Тем, что Джахангир мог уделять столько времени подобным предметам, он обязан стабильному положению в стране, доставшемуся ему в наследство от отца. Первые семнадцать лет его правления были временем беспримерного спокойствия в центральных провинциях, если не считать одной вспышки в самые первые годы. То был мятеж его сына Хосрова, подавленный Джахангиром с необыкновенной решительностью. После своего вступления на престол в октябре 1605 года новый император благоразумно разлучил двух своих самых влиятельных противников, установив мирные отношения с Хосровом и оставив его при дворе, а Мана Сингха, дядю Хосрова по материнской линии, отправил управлять далекой Бенгалией. Однако существование практически под домашним арестом, естественно, раздражало Хосрова, и полгода спустя, в апреле 1607 года, он выехал из крепости Агры под предлогом посетить место упокоения Акбара в Сикандре, в пяти милях от Агры, после чего, набирая по пути сторонников, двинулся на север и запад мимо Дели к Лахору. Он безуспешно осаждал Лахор, когда имперская армия нахлынула из Агры и легко справилась с ним. Царевич и два его ближайших приспешника пытались бежать через реку Чинаб, но лодочник отказал им в помощи. Затем, пытаясь перебраться на другой берег сами, они по неосторожности застряли на мели посреди реки и сидели там в печали, дожидаясь, когда их схватят. Их отвезли к Джахангиру в сад возле Лахора. Во времена Хумаюна при таких семейных оказиях обе стороны проливали слезы, но Джахангир не проявил ни малейшей слабости, определяя наказание.

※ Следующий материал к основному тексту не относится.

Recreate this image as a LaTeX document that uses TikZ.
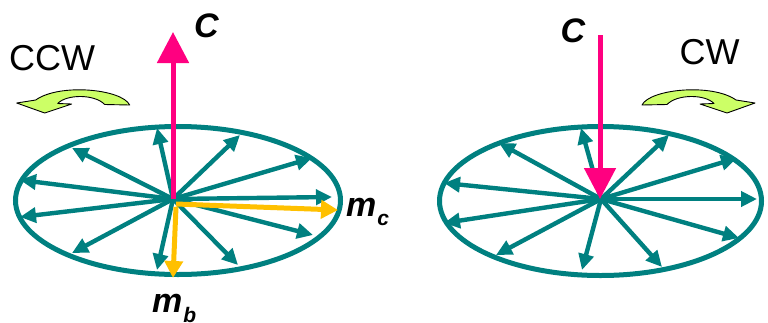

Оба приспешника царевича были зашиты в снятые вместе с головой и ушами сырые шкуры только что зарезанных быка и осла и в таком обличье посажены на ослов, лицом к хвосту. Их возили по городу весь день; под воздействием жаркого солнца шкуры высохли и съежились, один из мужчин умер от сильного сжатия и удушья (это жестокое наказание не было изобретением самого Джахангира, но с давних времен применялась в Индии, впервые, как утверждает традиция, по отношению к первому мусульманскому завоевателю Индии Мухаммеду в 714 году). Самого Хосрова усадили на слона и заставили двигаться по улице, по обеим сторонам которой были установлены колы, и на каждом из них принимал мучительную смерть один из участников мятежа.
То был ужасающий сценарий Джахангира, свидетельствующий, что этот человек был маниакально и изобретательно жесток. Некий англичанин, посетивший его двор, пришел к выводу, что император "с чрезмерным восторгом к крови" наблюдал с балкона за тем, как слоны затаптывают приговоренных к смерти преступников – то был обычный в Индии способ смертной казни. Разумеется, Джахангиру был присущ садизм, как и многим другим владыкам с неограниченной властью, однако причудливые способы наказания, соответствующие характеру совершенного преступления, придумывал не он один. Они были столь обычны, что как бы возводились в ранг царских шуток и забав. Скажем, Тимур приказал трусу пробежать босиком по всему воинскому лагерю в женской одежде, Акбар велел отрубить стопы ног человеку, укравшему пару башмаков, и это вполне соответствует случаям, когда Джахангир отправил слугу, разбившего фарфоровую чашку, за другой такой же в Китай, а убийцу матери приговорил к умерщвлению укусами змей. Кстати сказать, жестокости представителей династии Великих Моголов достаточно редки по сравнению с жестокостями их современников-мусульман в южной части Индии и в Турции или христиан во многих местах земного шара в ту эпоху.
Мятеж Хосрова был подавлен менее чем за месяц, а сам царевич провел год в цепях, сопровождая отца в составе его военного лагеря в походе на Кандагар, которому, как обычно, угрожала Персия, и на Кабул. Но едва Хосрова освободили от цепей, как он отважился на заговор с целью убить отца во время охоты в августе или сентябре 1607 года. Говорили, что в заговор было втянуто около четырехсот знатных моголов и придворных, но Джахангир мудро воздерживался от подробных допросов, полагая, что это многих превратит в открытых врагов в случае разоблачения их готовности предать. Он удовлетворился казнью четырех вожаков, но на этот раз отдал приказ ослепить Хосрова. Дело было сделано, но намеренно или нет, таким способом, что впоследствии зрение частично вернулось к царевичу, хотя жизнь его стала совершенно безрадостной. Он оставался узником при дворе; изредка его приводили к отцу ради примирения, однако безуспешно, потому что царевич, к несчастью, производил гнетущее впечатление; это и неудивительно, тем не менее, к досаде Джахангира, "его появление не являло признаков искренности или радости, и он всегда был грустен и подавлен".